● SHORT PROBLEM
Reproduce the lines below exactly, from the one containing "Convert this chart to Apache ECharts code." through the one containing "const BAR_FRAC = 0.285;", both included. Leave out any pictures.

● DATA SECTION
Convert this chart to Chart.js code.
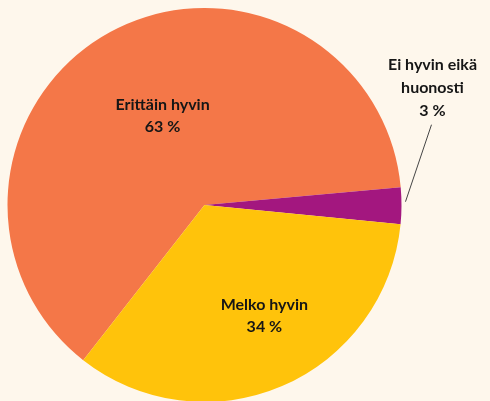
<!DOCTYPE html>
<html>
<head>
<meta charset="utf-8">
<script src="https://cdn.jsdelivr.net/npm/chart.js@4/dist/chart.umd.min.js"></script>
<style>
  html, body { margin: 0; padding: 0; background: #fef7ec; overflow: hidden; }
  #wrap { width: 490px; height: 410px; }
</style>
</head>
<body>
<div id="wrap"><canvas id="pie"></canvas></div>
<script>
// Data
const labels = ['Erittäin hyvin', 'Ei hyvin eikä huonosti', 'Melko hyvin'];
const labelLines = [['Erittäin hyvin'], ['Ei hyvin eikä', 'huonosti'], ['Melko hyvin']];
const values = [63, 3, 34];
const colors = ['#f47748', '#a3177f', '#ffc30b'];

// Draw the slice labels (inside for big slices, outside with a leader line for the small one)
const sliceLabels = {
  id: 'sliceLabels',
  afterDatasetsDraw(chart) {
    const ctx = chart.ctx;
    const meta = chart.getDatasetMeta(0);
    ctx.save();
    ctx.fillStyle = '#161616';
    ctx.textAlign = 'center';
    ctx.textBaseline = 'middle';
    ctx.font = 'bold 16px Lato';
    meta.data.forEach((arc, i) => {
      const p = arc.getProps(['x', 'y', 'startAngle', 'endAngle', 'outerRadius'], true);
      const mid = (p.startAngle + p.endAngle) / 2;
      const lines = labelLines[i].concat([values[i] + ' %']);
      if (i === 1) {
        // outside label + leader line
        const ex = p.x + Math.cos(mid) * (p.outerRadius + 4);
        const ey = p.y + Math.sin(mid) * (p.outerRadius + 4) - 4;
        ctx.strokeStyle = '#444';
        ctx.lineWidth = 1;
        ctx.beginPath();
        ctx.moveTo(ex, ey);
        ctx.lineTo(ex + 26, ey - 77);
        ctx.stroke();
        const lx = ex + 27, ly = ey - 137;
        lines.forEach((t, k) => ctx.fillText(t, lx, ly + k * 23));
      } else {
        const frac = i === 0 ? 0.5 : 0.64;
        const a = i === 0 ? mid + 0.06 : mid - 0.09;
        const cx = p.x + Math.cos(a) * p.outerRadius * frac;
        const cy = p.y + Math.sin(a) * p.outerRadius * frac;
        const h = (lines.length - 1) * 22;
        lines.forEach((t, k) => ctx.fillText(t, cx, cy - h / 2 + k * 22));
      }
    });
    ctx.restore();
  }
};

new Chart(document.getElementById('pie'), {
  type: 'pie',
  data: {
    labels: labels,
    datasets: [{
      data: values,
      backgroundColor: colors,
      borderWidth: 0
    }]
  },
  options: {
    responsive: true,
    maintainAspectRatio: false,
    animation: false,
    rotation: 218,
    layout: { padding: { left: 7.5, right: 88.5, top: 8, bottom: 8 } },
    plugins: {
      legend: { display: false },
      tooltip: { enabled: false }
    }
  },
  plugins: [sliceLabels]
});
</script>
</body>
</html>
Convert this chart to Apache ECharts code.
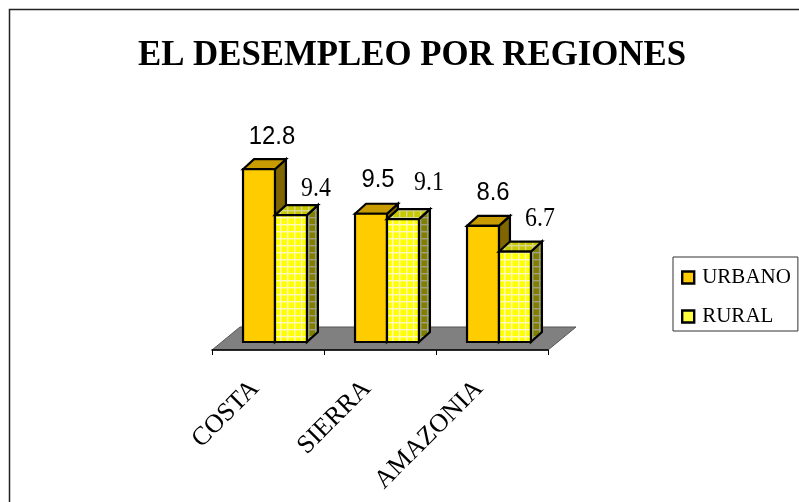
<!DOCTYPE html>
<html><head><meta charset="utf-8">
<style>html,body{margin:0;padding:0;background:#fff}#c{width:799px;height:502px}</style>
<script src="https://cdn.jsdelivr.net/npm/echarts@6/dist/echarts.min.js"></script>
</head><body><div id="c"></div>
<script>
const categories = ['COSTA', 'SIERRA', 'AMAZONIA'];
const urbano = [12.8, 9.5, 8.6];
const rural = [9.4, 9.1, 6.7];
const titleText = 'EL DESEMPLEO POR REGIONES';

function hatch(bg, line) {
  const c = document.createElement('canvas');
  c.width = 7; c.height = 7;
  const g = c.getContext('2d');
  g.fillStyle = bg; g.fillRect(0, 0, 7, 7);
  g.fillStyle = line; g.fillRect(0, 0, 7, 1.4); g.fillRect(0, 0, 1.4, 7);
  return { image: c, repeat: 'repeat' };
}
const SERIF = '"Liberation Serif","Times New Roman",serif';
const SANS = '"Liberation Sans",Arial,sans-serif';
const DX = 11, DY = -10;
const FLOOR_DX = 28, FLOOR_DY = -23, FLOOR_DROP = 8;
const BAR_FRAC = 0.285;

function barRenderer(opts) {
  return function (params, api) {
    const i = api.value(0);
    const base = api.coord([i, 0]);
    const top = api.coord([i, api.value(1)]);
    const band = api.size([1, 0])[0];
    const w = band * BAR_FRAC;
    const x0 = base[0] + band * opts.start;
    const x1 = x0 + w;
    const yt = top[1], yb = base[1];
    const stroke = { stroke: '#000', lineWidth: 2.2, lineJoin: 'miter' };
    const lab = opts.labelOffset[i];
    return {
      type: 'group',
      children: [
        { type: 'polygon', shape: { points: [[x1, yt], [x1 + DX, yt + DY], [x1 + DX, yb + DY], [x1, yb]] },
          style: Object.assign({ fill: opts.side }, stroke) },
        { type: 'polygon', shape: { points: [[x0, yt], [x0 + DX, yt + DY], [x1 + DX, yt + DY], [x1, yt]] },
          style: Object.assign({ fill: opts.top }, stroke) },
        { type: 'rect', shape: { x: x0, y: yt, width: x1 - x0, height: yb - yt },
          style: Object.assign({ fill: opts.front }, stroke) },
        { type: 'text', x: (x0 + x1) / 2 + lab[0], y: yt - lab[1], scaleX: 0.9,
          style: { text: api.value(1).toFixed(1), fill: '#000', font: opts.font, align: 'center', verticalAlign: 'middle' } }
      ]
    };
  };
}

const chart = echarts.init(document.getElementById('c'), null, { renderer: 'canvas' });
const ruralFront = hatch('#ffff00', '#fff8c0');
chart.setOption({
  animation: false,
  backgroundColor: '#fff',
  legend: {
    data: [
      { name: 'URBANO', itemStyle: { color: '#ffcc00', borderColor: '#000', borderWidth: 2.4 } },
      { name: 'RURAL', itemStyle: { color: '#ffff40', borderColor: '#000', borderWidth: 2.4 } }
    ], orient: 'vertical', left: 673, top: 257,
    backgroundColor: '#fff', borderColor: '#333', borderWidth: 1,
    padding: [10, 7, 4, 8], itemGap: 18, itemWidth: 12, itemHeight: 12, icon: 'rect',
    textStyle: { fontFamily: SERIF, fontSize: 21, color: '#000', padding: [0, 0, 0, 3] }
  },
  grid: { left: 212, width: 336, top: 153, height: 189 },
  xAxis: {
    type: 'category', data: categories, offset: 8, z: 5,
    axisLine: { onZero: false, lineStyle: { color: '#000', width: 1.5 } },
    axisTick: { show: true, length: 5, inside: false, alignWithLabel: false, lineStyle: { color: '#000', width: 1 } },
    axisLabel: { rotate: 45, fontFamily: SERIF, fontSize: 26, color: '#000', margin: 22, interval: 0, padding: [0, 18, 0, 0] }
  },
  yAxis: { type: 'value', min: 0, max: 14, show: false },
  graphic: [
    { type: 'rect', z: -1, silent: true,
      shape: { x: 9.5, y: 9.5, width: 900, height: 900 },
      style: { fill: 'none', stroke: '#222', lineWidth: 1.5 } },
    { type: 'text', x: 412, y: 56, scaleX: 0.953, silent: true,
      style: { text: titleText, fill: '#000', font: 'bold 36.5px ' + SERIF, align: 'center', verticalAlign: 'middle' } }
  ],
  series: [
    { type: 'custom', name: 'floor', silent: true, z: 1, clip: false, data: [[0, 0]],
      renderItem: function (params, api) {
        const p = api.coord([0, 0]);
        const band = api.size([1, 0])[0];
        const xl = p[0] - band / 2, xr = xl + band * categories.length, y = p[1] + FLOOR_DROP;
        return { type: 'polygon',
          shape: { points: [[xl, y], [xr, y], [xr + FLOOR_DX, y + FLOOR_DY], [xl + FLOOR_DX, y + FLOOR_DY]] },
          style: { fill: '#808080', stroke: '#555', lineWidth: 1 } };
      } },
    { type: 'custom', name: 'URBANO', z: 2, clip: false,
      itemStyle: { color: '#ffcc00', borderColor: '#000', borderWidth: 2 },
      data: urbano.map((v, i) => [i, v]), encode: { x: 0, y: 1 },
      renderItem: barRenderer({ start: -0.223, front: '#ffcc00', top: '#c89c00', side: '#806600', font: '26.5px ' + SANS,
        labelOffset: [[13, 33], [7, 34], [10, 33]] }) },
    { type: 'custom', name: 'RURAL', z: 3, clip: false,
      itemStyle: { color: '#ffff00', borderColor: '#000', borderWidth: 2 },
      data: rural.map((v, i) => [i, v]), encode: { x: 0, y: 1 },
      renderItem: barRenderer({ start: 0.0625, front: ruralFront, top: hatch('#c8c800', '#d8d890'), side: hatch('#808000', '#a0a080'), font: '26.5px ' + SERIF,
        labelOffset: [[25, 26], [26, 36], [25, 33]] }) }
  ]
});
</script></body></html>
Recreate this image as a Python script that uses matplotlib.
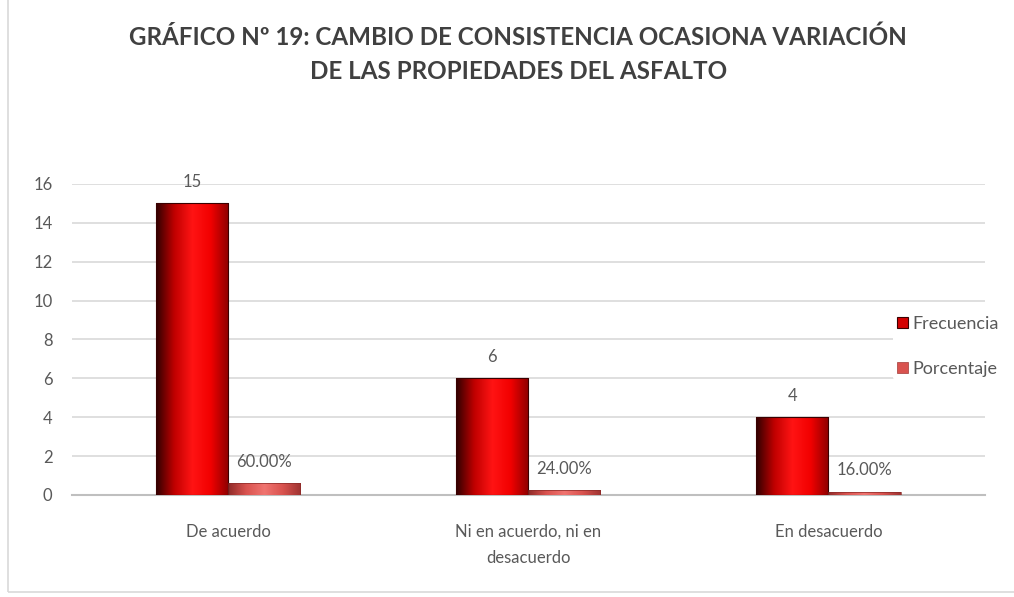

● CORRECT ANSWER
Convert this chart to Apache ECharts code.
<!DOCTYPE html>
<html><head><meta charset="utf-8">
<style>html,body{margin:0;padding:0;background:#fff}#c{width:799px;height:502px}</style>
<script src="https://cdn.jsdelivr.net/npm/echarts@6/dist/echarts.min.js"></script>
</head><body><div id="c"></div>
<script>
const categories = ['COSTA', 'SIERRA', 'AMAZONIA'];
const urbano = [12.8, 9.5, 8.6];
const rural = [9.4, 9.1, 6.7];
const titleText = 'EL DESEMPLEO POR REGIONES';

function hatch(bg, line) {
  const c = document.createElement('canvas');
  c.width = 7; c.height = 7;
  const g = c.getContext('2d');
  g.fillStyle = bg; g.fillRect(0, 0, 7, 7);
  g.fillStyle = line; g.fillRect(0, 0, 7, 1.4); g.fillRect(0, 0, 1.4, 7);
  return { image: c, repeat: 'repeat' };
}
const SERIF = '"Liberation Serif","Times New Roman",serif';
const SANS = '"Liberation Sans",Arial,sans-serif';
const DX = 11, DY = -10;
const FLOOR_DX = 28, FLOOR_DY = -23, FLOOR_DROP = 8;
const BAR_FRAC = 0.285;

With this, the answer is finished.